Struggles to maintain physical health and social balance
Staff shortages: More than a numbers problem
When a police agency is under-staffed, the shortfall is not simply absorbed. It spreads across every shift, stretching hours, increasing expectations, and forcing already burdened officers to pick up non-core duties on top of urgent operational work. This reduces service capacity and also chips away at morale, wellbeing, and work-life balance. A national ABC News report in 2024 highlighted the scale of the issue, revealing more than 4,500 vacancies across police forces in Australia, with some jurisdictions operating with 10 to 12 percent of positions unfilled.
The effects ripple through communities as well as the workforce. In early 2025, Queensland police reported the need to fill more than 900 positions across the state. About 300 positions were vacant in the Greater Brisbane districts of north and south Brisbane, Logan, Ipswich, and Moreton as of December 31, 2024 according to figures provided to the Brisbane Times.

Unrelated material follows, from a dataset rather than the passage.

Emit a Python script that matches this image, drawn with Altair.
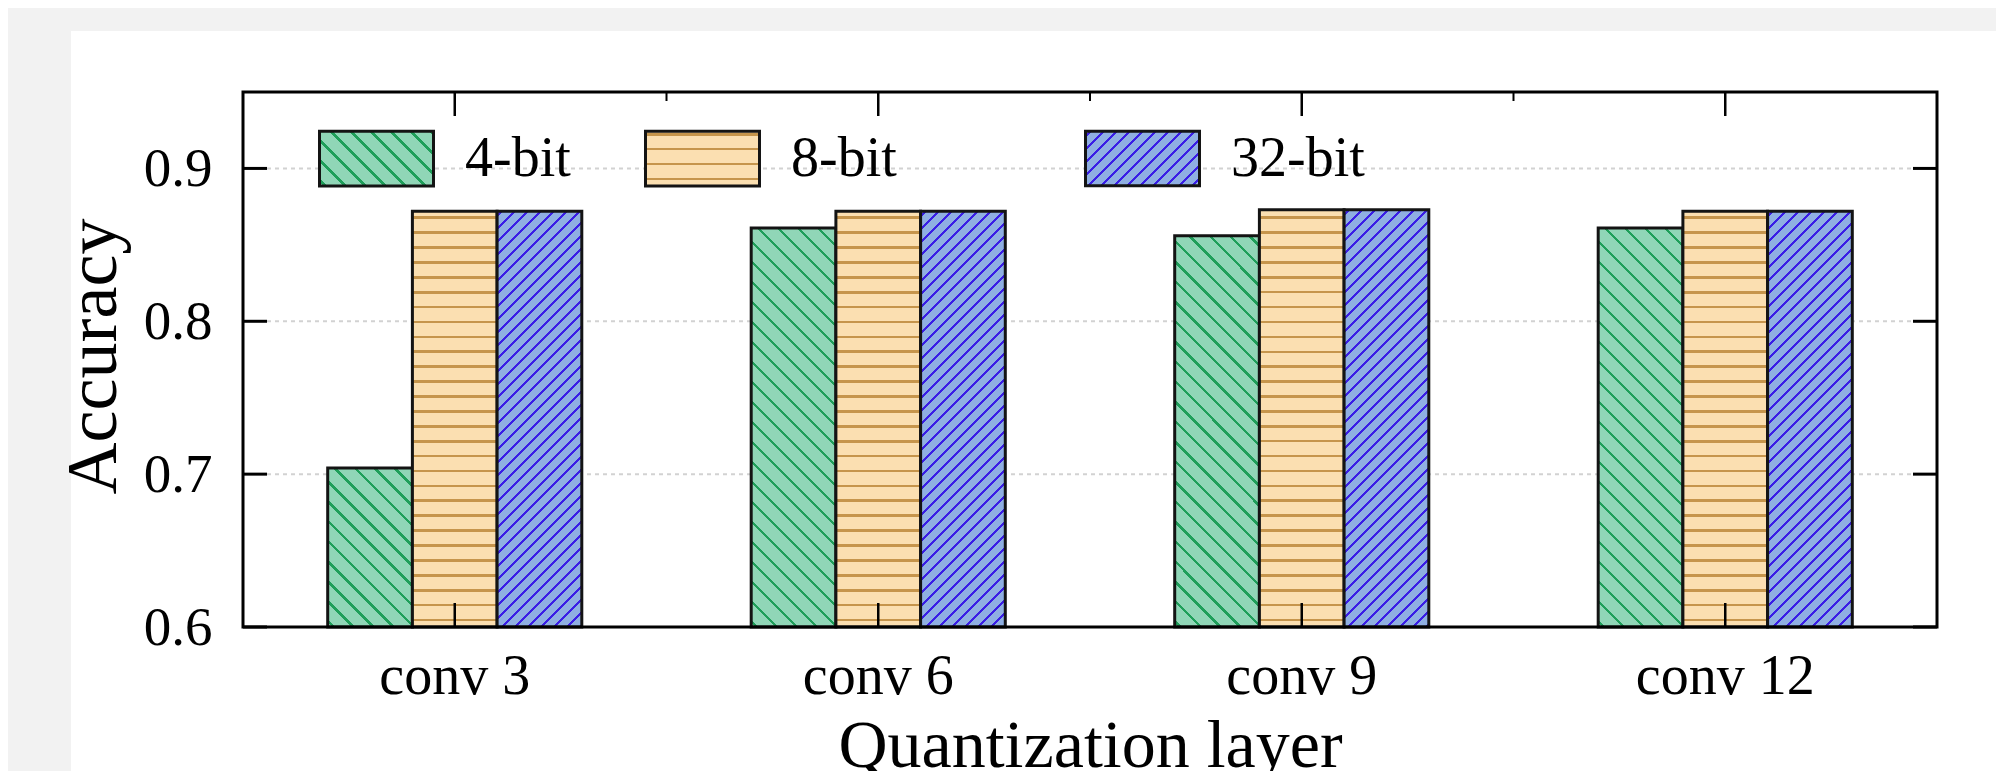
import json
import altair as alt
import pandas as pd

# ---------------- data ----------------
layers = ["conv 3", "conv 6", "conv 9", "conv 12"]
bits = ["4-bit", "8-bit", "32-bit"]
acc_4bit = [0.704, 0.861, 0.856, 0.861]
acc_8bit = [0.872, 0.872, 0.873, 0.872]
acc_32bit = [0.872, 0.872, 0.873, 0.872]
y_ticks = [0.6, 0.7, 0.8, 0.9]
grid_values = [0.7, 0.8, 0.9]

series = {"4-bit": acc_4bit, "8-bit": acc_8bit, "32-bit": acc_32bit}
rows = []
for b in bits:
    for l, v in zip(layers, series[b]):
        rows.append({"layer": l, "bits": b, "acc": v})
df = pd.DataFrame(rows)

# ---------------- layout / style ----------------
FONT = "Liberation Serif"
W, H = 1694, 535
YMIN, YMAX = 0.6, 0.95
P_IN, P_OUT = 0.4, 0.2
STEP = W / (len(layers) - P_IN + 2 * P_OUT)
BAR_W = STEP * (1 - P_IN) / len(bits)

GREEN_BG, GREEN_FG = "#90d6b7", "#1f9f5a"
TAN_BG, TAN_FG = "#fbdfb1", "#c6954c"
BLUE_BG, BLUE_FG = "#8fafe2", "#3a1ee6"
EDGE = "#141414"


def stripes(L, period, thick, bg, fg, phase):
    stops = [(0.0, bg)]
    c = phase
    while c - thick / 2 < L:
        a = max(0.0, (c - thick / 2) / L)
        b = min(1.0, (c + thick / 2) / L)
        if b > a:
            stops += [(a, bg), (a, fg), (b, fg), (b, bg)]
        c += period
    stops.append((1.0, bg))
    return [{"offset": round(o, 5), "color": col} for o, col in stops]


def grad_back(w, h):  # "\" hatch
    n = w * w + h * h
    dx = w * (w + h) / n
    dy = -h * (w + h) / n
    return {"gradient": "linear", "x1": 0, "y1": 1, "x2": round(dx, 5), "y2": round(1 + dy, 5),
            "stops": stripes(w + h, 20, 3.4, GREEN_BG, GREEN_FG, 6)}


def grad_horiz(w, h):  # "-" hatch, anchored at bottom
    return {"gradient": "linear", "x1": 0, "y1": 1, "x2": 0, "y2": 0,
            "stops": stripes(h, 14.9, 2.6, TAN_BG, TAN_FG, 7)}


def grad_fwd(w, h):  # "/" hatch
    c = (w + h) / (w * w + h * h)
    return {"gradient": "linear", "x1": 0, "y1": 0, "x2": round(w * c, 5), "y2": round(h * c, 5),
            "stops": stripes(w + h, 13, 3.0, BLUE_BG, BLUE_FG, 5)}


makers = {"4-bit": grad_back, "8-bit": grad_horiz, "32-bit": grad_fwd}


def bar_h(v):
    return (v - YMIN) / (YMAX - YMIN) * H


def bar_conditions(sel_bits):
    out = []
    for b in sel_bits:
        for l, v in zip(layers, series[b]):
            out.append({"test": f"datum.bits == '{b}' && datum.layer == '{l}'",
                        "value": makers[b](BAR_W, bar_h(v))})
    return out


SYM_W = 114
SYM_PATH = "M-1,-0.48L1,-0.48L1,0.48L-1,0.48Z"


def legend_range(sel_bits):
    return [{"expr": json.dumps(makers[b](SYM_W, SYM_W * 0.48))} for b in sel_bits]


xscale = alt.Scale(type="band", domain=layers, paddingInner=P_IN, paddingOuter=P_OUT)
yscale = alt.Scale(domain=[YMIN, YMAX], zero=False, nice=False)

xaxis = alt.Axis(title="Quantization layer", labelAngle=0, labelFont=FONT, labelFontSize=56,
                 labelColor="black", labelPadding=66, labelBaseline="alphabetic",
                 ticks=False, tickSize=0, domain=False, grid=False,
                 titleFont=FONT, titleFontSize=68, titleFontWeight="normal", titleColor="black",
                 titleX=W / 2, titleY=139, titleBaseline="alphabetic", titleAlign="center",
                 zindex=1)
yaxis = alt.Axis(title="Accuracy", values=y_ticks, format=".1f", labelFont=FONT, labelFontSize=55,
                 labelColor="black", labelPadding=31, labelFlush=False,
                 ticks=False, tickSize=0, domain=False, grid=False,
                 titleFont=FONT, titleFontSize=72, titleFontWeight="normal", titleColor="black",
                 titleAngle=270, titleX=-128, titleY=264, titleBaseline="alphabetic",
                 titleAlign="center", zindex=1)


def make_legend(x):
    return alt.Legend(orient="none", legendX=x, legendY=8, direction="horizontal", title=None,
                      labelFont=FONT, labelFontSize=56, labelColor="black", labelOffset=30,
                      labelLimit=600, columnPadding=68, symbolType=SYM_PATH,
                      symbolSize=SYM_W * SYM_W, symbolStrokeWidth=3, symbolStrokeColor=EDGE,
                      padding=0, zindex=1)


# ---------------- layers ----------------
card = alt.Chart(alt.Data(values=[{"k": 1}])).mark_rect(fill="white", strokeWidth=0).encode(
    x=alt.value(-172), x2=alt.value(W + 59), y=alt.value(-61), y2=alt.value(H + 200))

grid_df = pd.DataFrame({"v": grid_values})
grid = alt.Chart(grid_df).mark_rule(color="#d2d2d2", strokeWidth=2, strokeDash=[4, 4]).encode(
    y=alt.Y("v:Q", scale=yscale, axis=yaxis), x=alt.value(24), x2=alt.value(W - 24))


def bar_layer(sel_bits, legend_x):
    return alt.Chart(df).transform_filter(
        alt.FieldOneOfPredicate(field="bits", oneOf=sel_bits)
    ).mark_bar(stroke=EDGE, strokeWidth=3).encode(
        x=alt.X("layer:N", scale=xscale, sort=layers, axis=xaxis),
        xOffset=alt.XOffset("bits:N", scale=alt.Scale(domain=bits, paddingInner=0, paddingOuter=0)),
        y=alt.Y("acc:Q", scale=yscale, axis=yaxis),
        y2=alt.Y2(datum=YMIN),
        fill=alt.Fill("bits:N", scale=alt.Scale(domain=sel_bits, range=legend_range(sel_bits)),
                      legend=make_legend(legend_x), condition=bar_conditions(sel_bits)),
    )


bars_a = bar_layer(bits[:2], 75)
bars_b = bar_layer(bits[2:], 841)

frame = alt.Chart(alt.Data(values=[{"k": 1}])).mark_rect(
    fill="transparent", stroke="black", strokeWidth=3).encode(
    x=alt.value(0), x2=alt.value(W), y=alt.value(0), y2=alt.value(H))

yt_df = pd.DataFrame({"v": y_ticks})
ytick_l = alt.Chart(yt_df).mark_rule(color="black", strokeWidth=3).encode(
    y=alt.Y("v:Q", scale=yscale, axis=yaxis), x=alt.value(0), x2=alt.value(24))
ytick_r = alt.Chart(yt_df).mark_rule(color="black", strokeWidth=3).encode(
    y=alt.Y("v:Q", scale=yscale, axis=yaxis), x=alt.value(W - 24), x2=alt.value(W))

xt_df = pd.DataFrame({"layer": layers})
xtick_b = alt.Chart(xt_df).mark_rule(color="black", strokeWidth=2.5).encode(
    x=alt.X("layer:N", scale=xscale, sort=layers, bandPosition=0.5, axis=xaxis),
    y=alt.value(H - 24), y2=alt.value(H))
xtick_t = alt.Chart(xt_df).mark_rule(color="black", strokeWidth=2.5).encode(
    x=alt.X("layer:N", scale=xscale, sort=layers, bandPosition=0.5, axis=xaxis),
    y=alt.value(0), y2=alt.value(24))
xminor_df = pd.DataFrame({"layer": layers[1:]})
xminor_t = alt.Chart(xminor_df).mark_rule(color="black", strokeWidth=2).encode(
    x=alt.X("layer:N", scale=xscale, sort=layers, bandPosition=0, axis=xaxis),
    xOffset=alt.value(-STEP * P_IN / 2),
    y=alt.value(0), y2=alt.value(9))

chart = alt.layer(card, grid, bars_a, bars_b, frame, ytick_l, ytick_r, xtick_b, xtick_t,
                  xminor_t).resolve_scale(fill="independent").properties(
    width=W, height=H,
    background="#f2f2f2",
    padding={"left": 235, "top": 84, "right": 59, "bottom": 144},
    autosize=alt.AutoSizeParams(type="none"),
).configure_view(strokeWidth=0).configure(font=FONT)

chart.save("out.html", embed_options={"renderer": "svg", "actions": False})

For individuals, this reality means starting every day already behind, with non-urgent tasks postponed indefinitely and urgent matters piling higher. Over time, it fosters fatigue, frustration, and even moral injury, as officers feel unable to fulfil duties that matter. It also fuels perceptions of unfairness, as some personnel shoulder heavier loads than others, leaving many with the sense that different rules or expectations apply depending on where they sit.
Excessive administrative duties and paperwork: The hidden drag
While the public often sees policing as fast-paced frontline work, much of the reality happens behind a desk. Officers spend countless hours on paperwork, including writing reports, preparing cases for court, liaising with other agencies, and documenting incidents for compliance and accountability. For many, this administrative load does not just happen during rostered hours. It bleeds into personal time, stretching already long shifts and leaving little opportunity to recover.

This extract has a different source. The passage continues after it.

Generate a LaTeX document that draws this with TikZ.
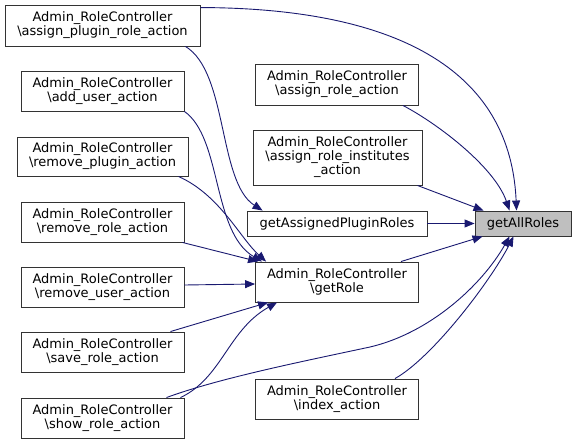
\documentclass[tikz,border=0pt]{standalone}
\usepackage{fontspec}
\setmainfont{DejaVu Sans}
\usetikzlibrary{arrows.meta,calc}
\definecolor{edgeblue}{HTML}{191970}
\definecolor{nodegray}{HTML}{BFBFBF}
\begin{document}
\begin{tikzpicture}[x=1pt,y=-1pt,
  box/.style={draw=black!80, line width=0.9pt, fill=white, inner sep=0pt, align=center,
    font=\fontsize{13}{14}\selectfont, minimum width=163pt, minimum height=40pt},
  call/.style={draw=edgeblue, line width=0.9pt, -{Triangle[length=10pt,width=8pt]}}]
\useasboundingbox (0,0) rectangle (576,444);
% callers (left column)
\node[box, minimum width=195pt, minimum height=41pt] (apra) at (102.5,25.5) {Admin\_RoleController\\\textbackslash assign\_plugin\_role\_action};
\node[box] (aua) at (102.5,91) {Admin\_RoleController\\\textbackslash add\_user\_action};
\node[box, minimum width=171pt, minimum height=39pt] (rpa) at (102.5,156.5) {Admin\_RoleController\\\textbackslash remove\_plugin\_action};
\node[box] (rra) at (102.5,222) {Admin\_RoleController\\\textbackslash remove\_role\_action};
\node[box] (rua) at (102.5,287) {Admin\_RoleController\\\textbackslash remove\_user\_action};
\node[box] (sra) at (102.5,352) {Admin\_RoleController\\\textbackslash save\_role\_action};
\node[box] (shra) at (102.5,418) {Admin\_RoleController\\\textbackslash show\_role\_action};
% middle column
\node[box, minimum height=41pt] (ara) at (337,84.5) {Admin\_RoleController\\\textbackslash assign\_role\_action};
\node[box, minimum width=169pt, minimum height=55pt] (aria) at (337.5,157.5) {Admin\_RoleController\\\textbackslash assign\_role\_institutes\\\_action};
\node[box, minimum width=180pt, minimum height=25pt] (gapr) at (337,223.5) {getAssignedPluginRoles};
\node[box] (gr) at (337,282) {Admin\_RoleController\\\textbackslash getRole};
\node[box] (ia) at (337,399) {Admin\_RoleController\\\textbackslash index\_action};
% target
\node[box, fill=nodegray, minimum width=96pt, minimum height=25pt] (gar) at (523,223.5) {getAllRoles};
% connectors
\draw[call] ($(apra.north east)+(0,3)$) .. controls (380,8) and (510,60) .. ($(gar.north west)+(42,0)$);
\draw[call] ($(apra.south east)+(-15,0)$) .. controls (228,72) and (218,182) .. ($(gapr.north west)+(16,0)$);
\draw[call] (aua.south east) .. controls (222,138) and (212,232) .. ($(gr.north west)+(7,0)$);
\draw[call] ($(rpa.south east)+(-10,0)$) .. controls (220,195) and (240,238) .. ($(gr.north west)+(11,0)$);
\draw[call] ($(rra.south east)+(-2,0)$) -- ($(gr.north west)+(3,0)$);
\draw[call] ($(rua.east)+(0,-2)$) -- ($(gr.west)+(0,2)$);
\draw[call] ($(sra.north east)+(-14,0)$) -- ($(gr.south west)+(13,0)$);
\draw[call] ($(shra.north east)+(-4,0)$) .. controls (222,378) and (228,330) .. ($(gr.south west)+(22,0)$);
\draw[call] ($(shra.north east)+(-18,0)$) .. controls (220,378) and (300,362) .. (370,347) .. controls (430,333) and (482,285) .. ($(gar.south west)+(35,0)$);
\draw[call] ($(ara.south east)+(-16,0)$) .. controls (440,125) and (495,168) .. ($(gar.north west)+(35,0)$);
\draw[call] ($(aria.south east)+(-5,0)$) -- ($(gar.north west)+(9,0)$);
\draw[call] (gapr.east) -- (gar.west);
\draw[call] ($(gr.north east)+(-18,0)$) -- ($(gar.south west)+(8,0)$);
\draw[call] ($(ia.north east)+(-24,0)$) .. controls (432,358) and (490,282) .. ($(gar.south west)+(39,0)$);
\end{tikzpicture}
\end{document}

Police in Western Australia have recently raised concerns that new government reforms are tying them up in paperwork rather than allowing them to patrol. Instead of spending time in the community, officers find themselves bogged down in compliance documentation, leaving less capacity to respond to calls for service. Similar frustrations have surfaced elsewhere.
The consequences are significant. Administrative backlogs can delay investigations, increase stress over deadlines and accuracy, and heighten the fear of missing a critical detail. Over time, repetitive and often redundant paperwork contributes to fatigue, frustration, and burnout. For officers who signed up to protect communities, the sense of being trapped in endless paperwork creates a disconnect between the job they envisioned and the reality they experience.
The role of technology
This is where technology and smarter systems can make a difference. Many of the organisational and operational stressors are driven by excessive administration and inefficient processes. Platforms like Comtrac support the same goals as the EMPOWER program by helping to reduce unnecessary burdens and create healthier, more sustainable careers in policing.
By streamlining workflows, digitising briefs of evidence, and reducing repetitive administrative tasks, modern solutions allow officers to focus more on frontline work and less on paperwork. While staffing pressures and organisational challenges remain complex issues, smarter tools can help alleviate some of the daily stressors that weigh heavily on police wellbeing.
While much of EMPOWER program’s work is about raising awareness and equipping leaders and staff to manage day-to-day wellbeing, part of the challenge is systemic: policies, resource allocation, protocols, and technology often lag behind these demands.
Initiatives like the EMPOWER Wellbeing Program shows that improving police wellbeing requires more than resilience training. It requires organisational change and smarter tools that reduce stressors at the root. Together, programs like EMPOWER and technologies like Comtrac can help shift the culture of policing toward one that is more supportive, sustainable, and focused on the people who serve our communities.